Option two is a little bit harder on the wallet – but some airlines will allow you to book a seat for your baby, and offer airline-approved baby capsules (sorta like the one you have in the car). Having junior in you or your partner’s lap for a few hours is do-able – but if you’re doing a long-haul flight (say… Sydney to LA) you’re staring down the barrel of a solid 14 hours.

Which is, obviously, complete madness.

Where on the plane to sit

Lastly, there is the question of where to sit on the plane – and there are plenty of different theories as to the best place to plonk your backside as you hurtle through the skies.

(DAD Pro tip: There’s an awesome website called SeatGuru, where you enter your flight number and it pulls up a detailed seat map of the plane, with specific info about each seat, things like how much legroom there is, and tips on seats to avoid. With or without a kid, this is an invaluable resource for anyone planning a long haul trip in a tin can.)

Some folks reckon the bulkhead seats are the best because of the extra leg room – and on a lot planes, that’s where the built-in bassinets can be found.

Others reckon a seat down the back of the plane, where it might be a little less crowded, are the go.

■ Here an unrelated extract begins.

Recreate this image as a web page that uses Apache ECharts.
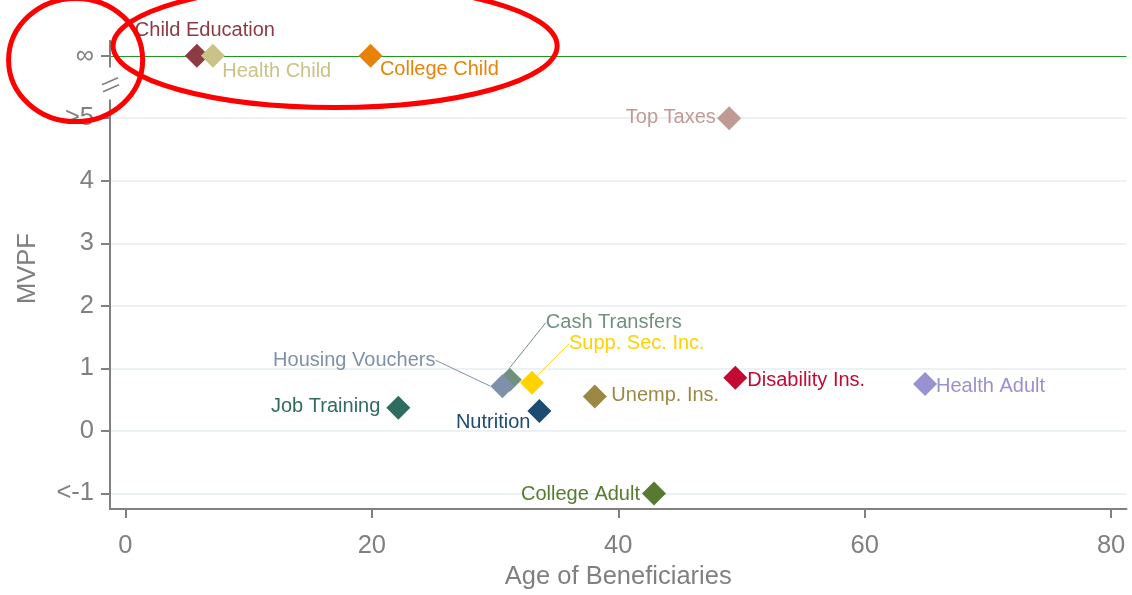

The downside to that is you’ll be right next to the dunnies, and believe me, nothing gets older faster than catching that wafting odour of crap every time someone opens the door.

Third option is to try to get a seat as close to the engines as you can – the constant humming works well as a white noise generator, and could help your baby to get to sleep, and stay asleep.

Yes, it’s true that your baby might find the constant rushing wind noise, low-level babble of talking, ear pressure popping and general discomfort of flying a soothing experience and will thus sleep in glorious, four-hour chunks, with nary a cry to be heard.

But it’s also possible that you are flying into Hell above Earth.

All you can do is be as calm as possible, apologise profusely to the people around you while shrugging helplessly, and then swear, when you get home, that you’ll never, ever do it again.